▸ **GOAL OF THE EXERCISE**: Set the data down again, exactly as it reads, but without the pictures.

▸ **DATA LINES**:

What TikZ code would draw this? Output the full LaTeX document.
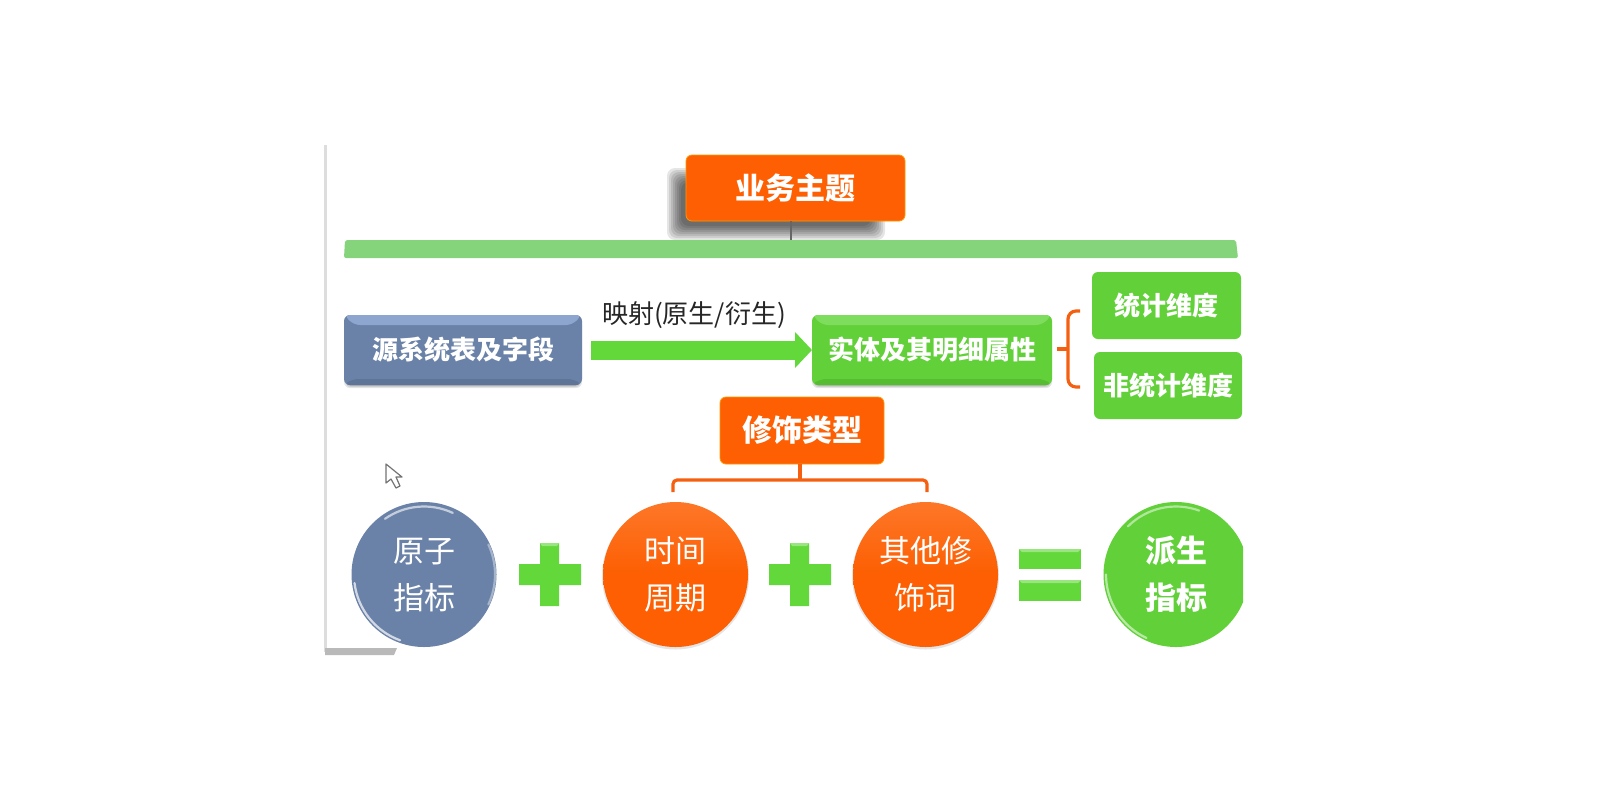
\documentclass[tikz,border=0pt]{standalone}
\usepackage{fontspec}
\setmainfont{Noto Sans CJK SC}
\usetikzlibrary{arrows.meta,calc,shadings}
\definecolor{org}{HTML}{FD5F02}
\definecolor{orgline}{HTML}{F4600F}
\definecolor{grn}{HTML}{61D039}
\definecolor{grnbar}{HTML}{85D47C}
\definecolor{grnarrow}{HTML}{62D83A}
\definecolor{slate}{HTML}{6B82A8}
\definecolor{slatetop}{HTML}{8CA6CF}
\definecolor{slatebot}{HTML}{5F7597}
\definecolor{grntop}{HTML}{7EDD5C}
\definecolor{grnbot}{HTML}{56BC32}
\definecolor{edgegray}{HTML}{DDDDDD}
\newcommand{\lowr}[1]{\raisebox{-1.2pt}[12pt][3pt]{#1}}
\tikzset{
  x=0.5pt,y=-0.5pt,
  txt26/.style={font=\fontsize{13}{15}\selectfont\bfseries,text=white},
  txt30/.style={font=\fontsize{15}{17}\selectfont\bfseries,text=white},
  circtxt/.style={font=\fontsize{15.5}{23.5}\selectfont,text=white,align=center},
  boxbase/.style={rectangle,rounded corners=3pt,inner sep=0pt,outer sep=0pt},
  orangebox/.style={boxbase,fill=org,draw=orange!80!yellow,line width=.4pt,txt30},
  greenbox/.style={boxbase,fill=grn,txt26},
  bevel/.style 2 args={boxbase,txt26,
    path picture={
      \coordinate (NW) at (path picture bounding box.north west);
      \coordinate (NE) at (path picture bounding box.north east);
      \coordinate (SW) at (path picture bounding box.south west);
      \coordinate (SE) at (path picture bounding box.south east);
      \fill[#1] (NW) -- (NE) -- ($(NE)+(-5pt,-5pt)$) -- ($(NW)+(5pt,-5pt)$) -- cycle;
      \fill[#2] (SW) -- (SE) -- ($(SE)+(-4pt,3pt)$) -- ($(SW)+(4pt,3pt)$) -- cycle;
    }},
  disc/.style={circle,inner sep=0pt,outer sep=0pt,minimum size=72.5pt,circtxt},
  link/.style={draw=orgline,line width=1.6pt,rounded corners=2pt},
  symb/.style={fill=grnarrow},
  symbtop/.style={fill=grnarrow!65!white},
  rimw/.style={white,line width=1.1pt,line cap=round},
}
\begin{document}
\begin{tikzpicture}
\useasboundingbox (0,0) rectangle (1600,800);
% page frame
\fill[edgegray] (324,145) rectangle (327,652);
\fill[gray!55] (325,648) -- (397,648) -- (394,655) -- (325,655) -- cycle;
% title shadow
\foreach \g in {0,2,4,6,8,10,12,14}{
  \fill[black,opacity=.1,rounded corners=4pt] (667+\g,168+\g) rectangle (885-\g,240-\g);
}
% bar
\fill[grnbar,rounded corners=1pt] (345,240) -- (1236,240) -- (1238,258) -- (344,258) -- cycle;
\coordinate (bar) at (791,240);
% title
\node[orangebox,minimum width=109.5pt,minimum height=33pt] (title) at (795.5,188) {业务主题};
\draw[gray!80!black,line width=.7pt] (title.south -| bar) -- (bar);
% row 2 shadows
\foreach \g in {0,1,2}{
  \fill[black,opacity=.1,rounded corners=3pt] (344+\g,319+\g) rectangle (582-\g,388-\g);
  \fill[black,opacity=.1,rounded corners=3pt] (812+\g,319+\g) rectangle (1052-\g,388-\g);
}
\node[bevel={slatetop}{slatebot},fill=slate,minimum width=119pt,minimum height=35pt] (src) at (463,350) {源系统表及字段};
\node[bevel={grntop}{grnbot},fill=grn,minimum width=120pt,minimum height=35pt] (ent) at (932,350) {实体及其明细属性};
\node[font=\fontsize{13}{15}\selectfont,text=black!85,inner sep=0pt] (map) at (694,315) {映射(原生/衍生)};
\draw[grnarrow,line width=9.5pt,-{Triangle[length=8.5pt,width=17.5pt]},shorten <=4.5pt] (src.east) -- (ent.west);
% dimensions
\node[greenbox,minimum width=74.5pt,minimum height=33.5pt] (stat) at (1166.5,305.5) {统计维度};
\node[greenbox,minimum width=74pt,minimum height=33.5pt] (nstat) at (1168,385.5) {非统计维度};
\coordinate (brtop) at (1080,311);
\coordinate (brbot) at (1080,387);
\coordinate (brtip) at (1057,349);
\draw[link,rounded corners=4pt] (brtop) -- (1068,311) -- (1068,387) -- (brbot);
\draw[link] (brtip) -- (1068,349);
% modifier
\node[orangebox,minimum width=82pt,minimum height=33.5pt] (mod) at (802,430.5) {修饰类型};
% circles
\fill[black,opacity=.1] (675.5,576) circle[radius=73.5];
\fill[black,opacity=.1] (925.5,576) circle[radius=73.5];
\node[disc,fill=slate] (atom) at (424,574.5) {\lowr{原子}\\\lowr{指标}};
\node[disc,top color=org!85!white,bottom color=org,middle color=org] (time) at (675.5,574.5) {\lowr{时间}\\\lowr{周期}};
\node[disc,top color=org!85!white,bottom color=org,middle color=org] (other) at (925.5,574.5) {\lowr{其他修}\\\lowr{饰词}};
\begin{scope}
\clip (1000,480) rectangle (1243,680);
\node[disc,fill=grn,font=\fontsize{15.5}{23.5}\selectfont\bfseries] (drv) at (1176,574.5) {\lowr{派生}\\\lowr{指标}};
\end{scope}
% glass rims
\begin{scope}[shift={(atom.center)},y=0.5pt]
\draw[rimw,opacity=.7] (187:70) arc[start angle=187,end angle=250,radius=70];
\draw[rimw,opacity=.6] (125:68) arc[start angle=125,end angle=65,radius=68];
\draw[rimw,opacity=.4] (-25:71) arc[start angle=-25,end angle=25,radius=71];
\end{scope}
\begin{scope}[shift={(drv.center)},y=0.5pt]
\draw[rimw,opacity=.55] (180:70) arc[start angle=180,end angle=245,radius=70];
\draw[rimw,opacity=.5] (135:68) arc[start angle=135,end angle=70,radius=68];
\end{scope}
% bracket
\coordinate (brl) at (673,492);
\coordinate (brr) at (927,492);
\coordinate (brm) at (800,480);
\draw[link] (brl) -- (673,480) -- (927,480) -- (brr);
\draw[link] (mod.south -| brm) -- (brm);
% plus 1
\fill[symb] (540,543) -- (559,543) -- (559,564) -- (581,564) -- (581,585) -- (559,585) -- (559,606) -- (540,606) -- (540,585) -- (519,585) -- (519,564) -- (540,564) -- cycle;
\fill[symbtop] (540,543) -- (559,543) -- (557,546) -- (542,546) -- cycle;
% plus 2
\fill[symb] (790,543) -- (809,543) -- (809,564) -- (831,564) -- (831,585) -- (809,585) -- (809,606) -- (790,606) -- (790,585) -- (769,585) -- (769,564) -- (790,564) -- cycle;
\fill[symbtop] (790,543) -- (809,543) -- (807,546) -- (792,546) -- cycle;
% equals
\fill[symb] (1019,549) rectangle (1081,569);
\fill[symb] (1019,580) rectangle (1081,601);
\fill[symbtop] (1019,549) -- (1081,549) -- (1078,552) -- (1022,552) -- cycle;
\fill[symbtop] (1019,580) -- (1081,580) -- (1078,583) -- (1022,583) -- cycle;
% cursor
\draw[fill=white,draw=gray!90!black,line width=.6pt,line join=round] (386,464) -- (386,483) -- (391,479) -- (396,488) -- (400,486) -- (396,477) -- (402,477) -- cycle;
\end{tikzpicture}
\end{document}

▸ **TASK ANSWER**:
What TikZ code would draw this? Output the full LaTeX document.
\documentclass[tikz,border=0pt]{standalone}
\usepackage{fontspec}
\setmainfont{Noto Sans CJK SC}
\usetikzlibrary{arrows.meta,calc,shadings}
\definecolor{org}{HTML}{FD5F02}
\definecolor{orgline}{HTML}{F4600F}
\definecolor{grn}{HTML}{61D039}
\definecolor{grnbar}{HTML}{85D47C}
\definecolor{grnarrow}{HTML}{62D83A}
\definecolor{slate}{HTML}{6B82A8}
\definecolor{slatetop}{HTML}{8CA6CF}
\definecolor{slatebot}{HTML}{5F7597}
\definecolor{grntop}{HTML}{7EDD5C}
\definecolor{grnbot}{HTML}{56BC32}
\definecolor{edgegray}{HTML}{DDDDDD}
\newcommand{\lowr}[1]{\raisebox{-1.2pt}[12pt][3pt]{#1}}
\tikzset{
  x=0.5pt,y=-0.5pt,
  txt26/.style={font=\fontsize{13}{15}\selectfont\bfseries,text=white},
  txt30/.style={font=\fontsize{15}{17}\selectfont\bfseries,text=white},
  circtxt/.style={font=\fontsize{15.5}{23.5}\selectfont,text=white,align=center},
  boxbase/.style={rectangle,rounded corners=3pt,inner sep=0pt,outer sep=0pt},
  orangebox/.style={boxbase,fill=org,draw=orange!80!yellow,line width=.4pt,txt30},
  greenbox/.style={boxbase,fill=grn,txt26},
  bevel/.style 2 args={boxbase,txt26,
    path picture={
      \coordinate (NW) at (path picture bounding box.north west);
      \coordinate (NE) at (path picture bounding box.north east);
      \coordinate (SW) at (path picture bounding box.south west);
      \coordinate (SE) at (path picture bounding box.south east);
      \fill[#1] (NW) -- (NE) -- ($(NE)+(-5pt,-5pt)$) -- ($(NW)+(5pt,-5pt)$) -- cycle;
      \fill[#2] (SW) -- (SE) -- ($(SE)+(-4pt,3pt)$) -- ($(SW)+(4pt,3pt)$) -- cycle;
    }},
  disc/.style={circle,inner sep=0pt,outer sep=0pt,minimum size=72.5pt,circtxt},
  link/.style={draw=orgline,line width=1.6pt,rounded corners=2pt},
  symb/.style={fill=grnarrow},
  symbtop/.style={fill=grnarrow!65!white},
  rimw/.style={white,line width=1.1pt,line cap=round},
}
\begin{document}
\begin{tikzpicture}
\useasboundingbox (0,0) rectangle (1600,800);
% page frame
\fill[edgegray] (324,145) rectangle (327,652);
\fill[gray!55] (325,648) -- (397,648) -- (394,655) -- (325,655) -- cycle;
% title shadow
\foreach \g in {0,2,4,6,8,10,12,14}{
  \fill[black,opacity=.1,rounded corners=4pt] (667+\g,168+\g) rectangle (885-\g,240-\g);
}
% bar
\fill[grnbar,rounded corners=1pt] (345,240) -- (1236,240) -- (1238,258) -- (344,258) -- cycle;
\coordinate (bar) at (791,240);
% title
\node[orangebox,minimum width=109.5pt,minimum height=33pt] (title) at (795.5,188) {业务主题};
\draw[gray!80!black,line width=.7pt] (title.south -| bar) -- (bar);
% row 2 shadows
\foreach \g in {0,1,2}{
  \fill[black,opacity=.1,rounded corners=3pt] (344+\g,319+\g) rectangle (582-\g,388-\g);
  \fill[black,opacity=.1,rounded corners=3pt] (812+\g,319+\g) rectangle (1052-\g,388-\g);
}
\node[bevel={slatetop}{slatebot},fill=slate,minimum width=119pt,minimum height=35pt] (src) at (463,350) {源系统表及字段};
\node[bevel={grntop}{grnbot},fill=grn,minimum width=120pt,minimum height=35pt] (ent) at (932,350) {实体及其明细属性};
\node[font=\fontsize{13}{15}\selectfont,text=black!85,inner sep=0pt] (map) at (694,315) {映射(原生/衍生)};
\draw[grnarrow,line width=9.5pt,-{Triangle[length=8.5pt,width=17.5pt]},shorten <=4.5pt] (src.east) -- (ent.west);
% dimensions
\node[greenbox,minimum width=74.5pt,minimum height=33.5pt] (stat) at (1166.5,305.5) {统计维度};
\node[greenbox,minimum width=74pt,minimum height=33.5pt] (nstat) at (1168,385.5) {非统计维度};
\coordinate (brtop) at (1080,311);
\coordinate (brbot) at (1080,387);
\coordinate (brtip) at (1057,349);
\draw[link,rounded corners=4pt] (brtop) -- (1068,311) -- (1068,387) -- (brbot);
\draw[link] (brtip) -- (1068,349);
% modifier
\node[orangebox,minimum width=82pt,minimum height=33.5pt] (mod) at (802,430.5) {修饰类型};
% circles
\fill[black,opacity=.1] (675.5,576) circle[radius=73.5];
\fill[black,opacity=.1] (925.5,576) circle[radius=73.5];
\node[disc,fill=slate] (atom) at (424,574.5) {\lowr{原子}\\\lowr{指标}};
\node[disc,top color=org!85!white,bottom color=org,middle color=org] (time) at (675.5,574.5) {\lowr{时间}\\\lowr{周期}};
\node[disc,top color=org!85!white,bottom color=org,middle color=org] (other) at (925.5,574.5) {\lowr{其他修}\\\lowr{饰词}};
\begin{scope}
\clip (1000,480) rectangle (1243,680);
\node[disc,fill=grn,font=\fontsize{15.5}{23.5}\selectfont\bfseries] (drv) at (1176,574.5) {\lowr{派生}\\\lowr{指标}};
\end{scope}
% glass rims
\begin{scope}[shift={(atom.center)},y=0.5pt]
\draw[rimw,opacity=.7] (187:70) arc[start angle=187,end angle=250,radius=70];
\draw[rimw,opacity=.6] (125:68) arc[start angle=125,end angle=65,radius=68];
\draw[rimw,opacity=.4] (-25:71) arc[start angle=-25,end angle=25,radius=71];
\end{scope}
\begin{scope}[shift={(drv.center)},y=0.5pt]
\draw[rimw,opacity=.55] (180:70) arc[start angle=180,end angle=245,radius=70];
\draw[rimw,opacity=.5] (135:68) arc[start angle=135,end angle=70,radius=68];
\end{scope}
% bracket
\coordinate (brl) at (673,492);
\coordinate (brr) at (927,492);
\coordinate (brm) at (800,480);
\draw[link] (brl) -- (673,480) -- (927,480) -- (brr);
\draw[link] (mod.south -| brm) -- (brm);
% plus 1
\fill[symb] (540,543) -- (559,543) -- (559,564) -- (581,564) -- (581,585) -- (559,585) -- (559,606) -- (540,606) -- (540,585) -- (519,585) -- (519,564) -- (540,564) -- cycle;
\fill[symbtop] (540,543) -- (559,543) -- (557,546) -- (542,546) -- cycle;
% plus 2
\fill[symb] (790,543) -- (809,543) -- (809,564) -- (831,564) -- (831,585) -- (809,585) -- (809,606) -- (790,606) -- (790,585) -- (769,585) -- (769,564) -- (790,564) -- cycle;
\fill[symbtop] (790,543) -- (809,543) -- (807,546) -- (792,546) -- cycle;
% equals
\fill[symb] (1019,549) rectangle (1081,569);
\fill[symb] (1019,580) rectangle (1081,601);
\fill[symbtop] (1019,549) -- (1081,549) -- (1078,552) -- (1022,552) -- cycle;
\fill[symbtop] (1019,580) -- (1081,580) -- (1078,583) -- (1022,583) -- cycle;
% cursor
\draw[fill=white,draw=gray!90!black,line width=.6pt,line join=round] (386,464) -- (386,483) -- (391,479) -- (396,488) -- (400,486) -- (396,477) -- (402,477) -- cycle;
\end{tikzpicture}
\end{document}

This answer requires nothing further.